We have all heard – “there is no such thing as a free lunch” - but do we really believe it?
Some things may appear to be free but there is always a cost to someone. For example, you may think education or healthcare is ‘free’ if you don’t pay for it but the reality is your taxes and your neighbor's taxes pay for this ‘free lunch’. Universal health care is supposed to be another ‘free lunch’ but when all is said and done it will cost us all dearly and it will ruin the health care we have now; then where will those living under universal health care systems in other countries go for their health care?
Social Security is another good example. When Social Security started the maximum anyone paid into the system was $60 a year; that was the combined total of two percent from an employee and employer up to a maximum of $3,000 per year. The percentage today is 12.4% up to $97,500 per year. Many receiving Social Security benefits today probably don’t care because someone else is paying for them.
The Social Security Administration says that those born in 1877 and who retired in 1942 got an average of 36.5% real rate of return on what they paid into the system. Those born in 1950 will receive an average of 2.2% return and those born in 1975 will get 1.8%. It will be worse for future workers.
In 1935 (the year I was born), there were 45 people paying into Social Security for every one person receiving benefits. Today the ratio is about three to one. The reality is that Social security is a big ‘Ponzi scheme and the government is the ‘con man’. If a private business operated like that, the directors would be sent to prison.

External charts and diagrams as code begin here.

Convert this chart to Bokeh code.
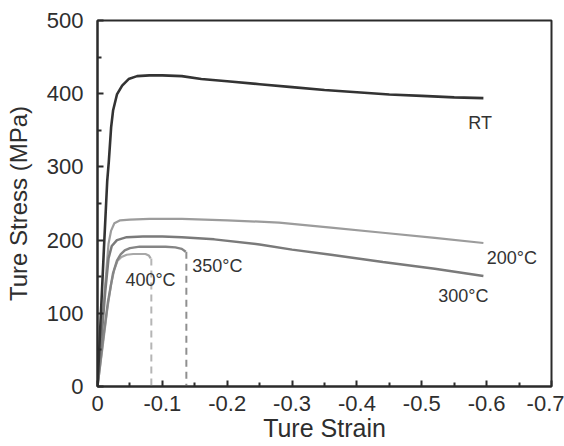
from bokeh.plotting import figure
from bokeh.models import Range1d, FixedTicker, Label
from bokeh.embed import file_html
from bokeh.resources import INLINE

# ---- data ----
rt_strain = [0, -0.005, -0.01, -0.015, -0.0175, -0.021, -0.024, -0.03, -0.038, -0.048, -0.061,
             -0.08, -0.1, -0.13, -0.16, -0.2, -0.25, -0.3, -0.35, -0.4, -0.45, -0.5, -0.55, -0.595]
rt_stress = [0, 95, 190, 281, 308, 354, 377, 399, 411, 420, 424,
             425, 425, 424, 420, 417, 413, 409, 405, 402, 399, 397, 395, 394]

t200_strain = [0, -0.006, -0.012, -0.017, -0.021, -0.026, -0.035, -0.05, -0.08, -0.13,
               -0.2, -0.28, -0.36, -0.44, -0.52, -0.595]
t200_stress = [0, 70, 140, 195, 213, 223, 227, 228, 229, 229,
               227, 224, 217, 210, 203, 196]

t300_strain = [0, -0.006, -0.012, -0.017, -0.022, -0.03, -0.045, -0.07, -0.1, -0.13,
               -0.18, -0.25, -0.3, -0.36, -0.44, -0.52, -0.595]
t300_stress = [0, 65, 130, 175, 192, 200, 204, 205, 205, 204,
               201, 194, 187, 180, 170, 161, 151]

t350_strain = [0, -0.008, -0.016, -0.024, -0.03, -0.036, -0.042, -0.05, -0.065, -0.085,
               -0.105, -0.12, -0.13, -0.136]
t350_stress = [0, 60, 115, 155, 172, 181, 186, 189, 191, 191, 191, 190, 188, 184]

t400_strain = [0, -0.008, -0.015, -0.021, -0.026, -0.031, -0.037, -0.045, -0.055, -0.065,
               -0.074, -0.079, -0.082]
t400_stress = [0, 55, 105, 140, 160, 172, 177, 180, 181, 181, 181, 179, 175]

fracture_400_x = [-0.083, -0.083]
fracture_400_y = [175, 0]
fracture_350_x = [-0.137, -0.137]
fracture_350_y = [184, 0]

x_ticks = [0, -0.1, -0.2, -0.3, -0.4, -0.5, -0.6, -0.7]
x_tick_labels = ["0", "-0.1", "-0.2", "-0.3", "-0.4", "-0.5", "-0.6", "-0.7"]
x_minor = [-0.05, -0.15, -0.25, -0.35, -0.45, -0.55, -0.65]
y_ticks = [0, 100, 200, 300, 400, 500]
y_minor = [50, 150, 250, 350, 450]

x_title = "Ture Strain"
y_title = "Ture Stress (MPa)"

FONT = "Liberation Sans"
AXC = "#2b2b2b"

p = figure(width=564, height=446, output_backend="svg", toolbar_location=None,
           x_range=Range1d(0, -0.7), y_range=Range1d(0, 500),
           min_border_left=97, min_border_right=13, min_border_top=20, min_border_bottom=60)
p.xgrid.visible = False
p.ygrid.visible = False
p.outline_line_color = AXC
p.outline_line_width = 2
p.background_fill_color = "white"
p.border_fill_color = "white"

for ax in (p.xaxis[0], p.yaxis[0]):
    ax.axis_line_color = AXC
    ax.axis_line_width = 2
    ax.major_tick_in = 6
    ax.major_tick_out = 0
    ax.minor_tick_in = 4
    ax.minor_tick_out = 0
    ax.major_tick_line_color = AXC
    ax.major_tick_line_width = 2
    ax.minor_tick_line_color = AXC
    ax.minor_tick_line_width = 2
    ax.major_label_text_font = FONT
    ax.major_label_text_font_size = "22px"
    ax.major_label_text_color = "#2e2e2e"
    ax.axis_label_text_font = FONT
    ax.axis_label_text_font_style = "normal"
    ax.axis_label_text_color = "#2e2e2e"

p.xaxis[0].ticker = FixedTicker(ticks=x_ticks, minor_ticks=x_minor)
p.xaxis[0].major_label_overrides = {t: l for t, l in zip(x_ticks, x_tick_labels)}
p.xaxis[0].major_label_standoff = 9
p.xaxis[0].axis_label = x_title
p.xaxis[0].axis_label_text_font_size = "25px"
p.xaxis[0].axis_label_standoff = 0

p.yaxis[0].ticker = FixedTicker(ticks=y_ticks, minor_ticks=y_minor)
p.yaxis[0].major_label_standoff = 14
p.yaxis[0].axis_label = y_title
p.yaxis[0].axis_label_text_font_size = "24px"
p.yaxis[0].axis_label_standoff = 12

# fracture markers (dashed)
p.line(fracture_400_x, fracture_400_y, line_color="#b5b5b5", line_width=2, line_dash="7 5")
p.line(fracture_350_x, fracture_350_y, line_color="#8f8f8f", line_width=2, line_dash="7 5")

# curves
p.line(t400_strain, t400_stress, line_color="#a8a8a8", line_width=2.2)
p.line(t350_strain, t350_stress, line_color="#858585", line_width=2.4)
p.line(t200_strain, t200_stress, line_color="#9c9c9c", line_width=2.2)
p.line(t300_strain, t300_stress, line_color="#7a7a7a", line_width=2.5)
p.line(rt_strain, rt_stress, line_color="#333333", line_width=2.6)

labels = [
    ("RT", -0.590, 360, "center"),
    ("200°C", -0.639, 175, "center"),
    ("300°C", -0.564, 124, "center"),
    ("350°C", -0.146, 165, "left"),
    ("400°C", -0.043, 145, "left"),
]
for txt, x, y, al in labels:
    p.add_layout(Label(x=x, y=y, text=txt, text_font=FONT, text_font_size="18px",
                       text_color="#333333", text_align=al, text_baseline="middle"))

open("out.html", "w").write(file_html(p, INLINE))
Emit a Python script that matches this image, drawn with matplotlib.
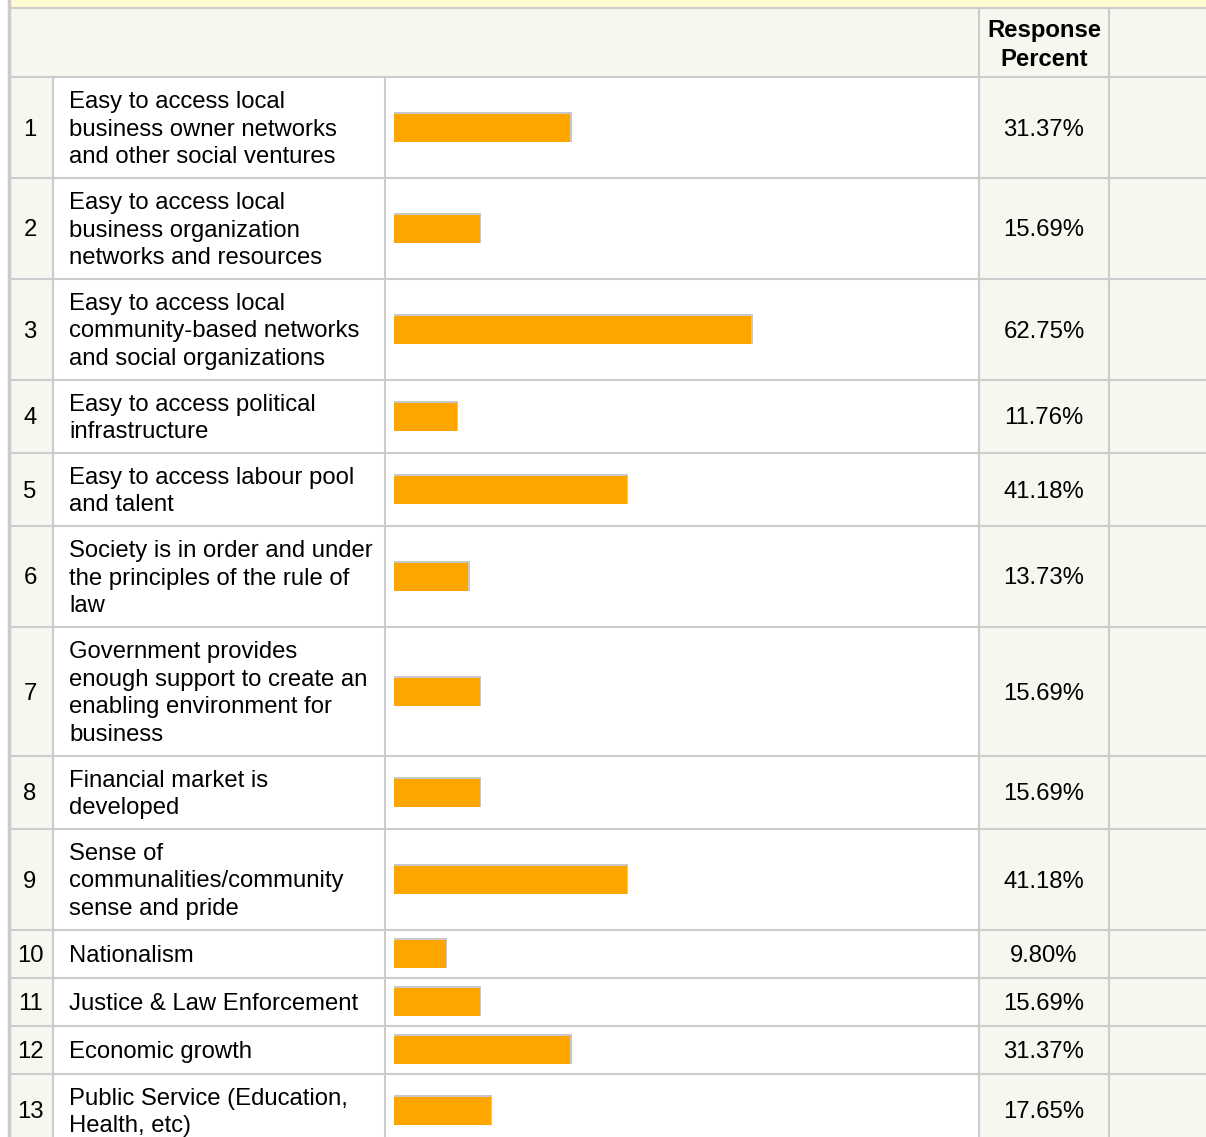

Who are paying to keep the Ponzi scheme going; the productive members of society are footing the tab. The Democrats call these people “the rich”; but who are the rich? It’s not Bill Gates, Warren Buffet or George Soros that keep the Social Security scam alive; it’s the wage earners that support the Ponzi scheme, people like you and I who pay most of the taxes that bear the cost.
The Social Security idea is a good one but politicians have perverted the concept into just another source of funds for the ballooning government. Payments into the system are used to support the expanding budget while paper chits, IOUs, are put into the ledger for benefit payments, which in turn increases the budget and the need for higher taxes. If we are down to three workers needed to pay for the benefits of one recipient now, what happens down the road when only one worker has to carry the load? If the real rate of reurn is 1.8% now, how long will it be before we will be lucky just to get our own payments back?
Are you one of those that think there is such a thing as a ‘free lunch’ or who doesn’t care where your Ponzi payment is coming from?